Throughout my childhood and until I left home for college, every week, my grandmother wrote me a letter. I knew to expect these letters on Wednesdays, since mail from New York to California normally took three days and Nana dropped the letter in the mailbox on Monday morning on her way to Mass. When I was young and first learning to read, Nana carefully printed these letters for me even though handwriting was easier for her. The letters mentioned big and small events in the lives of my extended family on the other side of the country, asked me to pray for Nana’s particular friends, and reminded me of her love for me. Once I was living away from home, the letters continued, though they arrived with less frequency. I received a letter at least once a month until August 2002, when my Nana passed away at the age of eighty-one.

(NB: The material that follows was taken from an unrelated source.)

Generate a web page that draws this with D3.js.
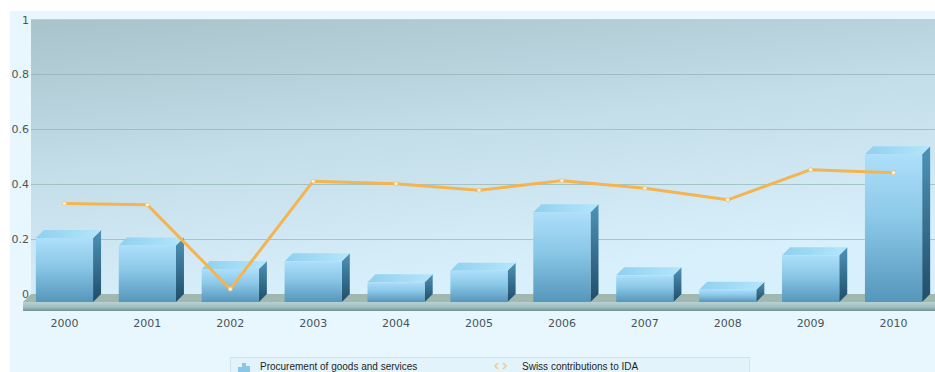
<!DOCTYPE html>
<html><head><meta charset="utf-8">
<script src="https://cdn.jsdelivr.net/npm/d3@7/dist/d3.min.js"></script>
<style>html,body{margin:0;padding:0;background:#fff;}svg{display:block;}</style>
</head><body>
<script>
const years = ["2000","2001","2002","2003","2004","2005","2006","2007","2008","2009","2010"];
const procurement = [0.233,0.206,0.120,0.148,0.072,0.114,0.327,0.097,0.045,0.170,0.538];
const swissIDA = [0.330,0.325,0.018,0.411,0.402,0.378,0.413,0.385,0.343,0.453,0.442];
const yTicks = [0,0.2,0.4,0.6,0.8,1];
const seriesNames = ["Procurement of goods and services","Swiss contributions to IDA"];

const W=935,H=372;
const dx=8, dy=-8;
const svg=d3.select("body").append("svg").attr("width",W).attr("height",H);
const defs=svg.append("defs");

function grad(id,x2,y2,stops){
  const g=defs.append("linearGradient").attr("id",id).attr("x1",0).attr("y1",0).attr("x2",x2).attr("y2",y2);
  stops.forEach(s=>g.append("stop").attr("offset",s[0]).attr("stop-color",s[1]));
}
grad("bgPlot",0.35,1,[[0,"#a9c3cb"],[0.5,"#c3dde9"],[1,"#d8f0fb"]]);
grad("barFront",0,1,[[0,"#addffa"],[0.45,"#8ac7e7"],[1,"#5596bb"]]);
grad("barSide",0,1,[[0,"#4e93b8"],[1,"#1f4d69"]]);
grad("barTop",1,0,[[0,"#8fd0ef"],[1,"#b4e6fb"]]);
grad("floorFront",0,1,[[0,"#b7d2d3"],[0.6,"#9ebdbe"],[1,"#6f9294"]]);

// outer container
svg.append("rect").attr("x",10).attr("y",11).attr("width",W-10).attr("height",H-11).attr("fill","#e7f7fd");

// scales: front plane
const x=d3.scaleBand().domain(years).range([23,935]).paddingInner(0.31).paddingOuter(0.155);
const yBack=d3.scaleLinear().domain([0,1]).range([294,19.5]);
const yFront=v=>yBack(v)-dy;

// back wall
svg.append("rect").attr("x",23+dx).attr("y",yBack(1)).attr("width",W-23-dx).attr("height",yBack(0)-yBack(1))
  .attr("fill","url(#bgPlot)");
svg.append("line").attr("x1",23+dx).attr("x2",W).attr("y1",yBack(1)).attr("y2",yBack(1)).attr("stroke","#b6d3df").attr("stroke-width",1);

// gridlines
svg.append("g").selectAll("line").data(yTicks.filter(t=>t>0&&t<1)).join("line")
  .attr("x1",23+dx).attr("x2",W).attr("y1",d=>Math.round(yBack(d))+0.5).attr("y2",d=>Math.round(yBack(d))+0.5)
  .attr("stroke","#88afa8").attr("stroke-width",1).attr("opacity",0.6);

// y axis labels
svg.append("g").selectAll("text").data(yTicks).join("text")
  .attr("x",29).attr("y",d=>yBack(d)+4).attr("text-anchor","end")
  .attr("font-family","DejaVu Sans, Verdana, sans-serif").attr("font-size",11).attr("fill","#4c565a")
  .text(d=>d3.format("~g")(d));

// floor
const fx0=23, fx1=W;
svg.append("path").attr("d",`M${fx0},${yFront(0)}L${fx0+dx},${yBack(0)}L${fx1+dx},${yBack(0)}L${fx1},${yFront(0)}Z`).attr("fill","#a0b8b0");
svg.append("rect").attr("x",fx0).attr("y",yFront(0)).attr("width",fx1-fx0).attr("height",9).attr("fill","url(#floorFront)");

// bars
const bw=x.bandwidth();
const bars=svg.append("g");
procurement.forEach((v,i)=>{
  const x0=x(years[i]), yt=yFront(v), yb=yFront(0);
  bars.append("path").attr("d",`M${x0+bw},${yt}L${x0+bw+dx},${yt+dy}L${x0+bw+dx},${yb+dy}L${x0+bw},${yb}Z`).attr("fill","url(#barSide)");
  bars.append("path").attr("d",`M${x0},${yt}L${x0+dx},${yt+dy}L${x0+bw+dx},${yt+dy}L${x0+bw},${yt}Z`).attr("fill","url(#barTop)");
  bars.append("rect").attr("x",x0).attr("y",yt).attr("width",bw).attr("height",yb-yt).attr("fill","url(#barFront)");
});

// line
const lx=d=>x(d)+bw/2;
const line=d3.line().x((d,i)=>lx(years[i])).y(d=>yBack(d));
svg.append("path").datum(swissIDA).attr("d",line).attr("fill","none").attr("stroke","#f3b451").attr("stroke-width",3).attr("stroke-linejoin","round");
svg.append("g").selectAll("circle").data(swissIDA).join("circle")
  .attr("cx",(d,i)=>lx(years[i])).attr("cy",d=>yBack(d)).attr("r",2)
  .attr("fill","#fdf3dc").attr("stroke","#f0c070").attr("stroke-width",0.8);

// x labels
svg.append("g").selectAll("text").data(years).join("text")
  .attr("x",d=>x(d)+bw/2).attr("y",327).attr("text-anchor","middle")
  .attr("font-family","DejaVu Sans, Verdana, sans-serif").attr("font-size",11).attr("fill","#4a5458")
  .text(d=>d);

// legend
const lg=svg.append("g");
lg.append("rect").attr("x",230.5).attr("y",357.5).attr("width",519).attr("height",30).attr("fill","#e2f3fb").attr("stroke","#cfe4ee");
[[238,4,5],[242,4,9],[246,4,6]].forEach(b=>lg.append("rect").attr("x",b[0]).attr("y",372-b[2]).attr("width",b[1]).attr("height",b[2]).attr("fill","#8cc6e6"));
lg.append("text").attr("x",260).attr("y",369.5).attr("font-family","Liberation Sans, Arial, sans-serif").attr("font-size",10).attr("fill","#1e1e1e").text(seriesNames[0]);
lg.append("path").attr("d","M498,363L495,366L498,369M503,363L506,366L503,369").attr("fill","none").attr("stroke","#f6c98a").attr("stroke-width",1.5);
lg.append("text").attr("x",522).attr("y",369.5).attr("font-family","Liberation Sans, Arial, sans-serif").attr("font-size",10).attr("fill","#1e1e1e").text(seriesNames[1]);
</script>
</body></html>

Because of Nana, I have an enduring love of handwritten letters. I think that they may well be my all-time favorite thing to read. Since I grew up far from any extended family in the age before email and Skype, letters were the primary way that my family kept in touch.
Nowadays, I can think of only two people who write me letters with any regularity—Nana’s brother, my great-Uncle Charlie, and one of my college roommates whose email address I don’t know. When I receive their letters, I find myself sinking into a chair and giving my undivided attention to their words—something I rarely do if I am on the phone or on the computer. Letters feel more personal to me than any other form of communication, as though I am privy to a page from someone’s journal that has been addressed especially to me.
Among the letters I’ve saved for rereading over the years are retreat letters (Live the Fourth!), letters from former students, and letters from various individuals whose words touch and inspire me still though the person may have faded from my life.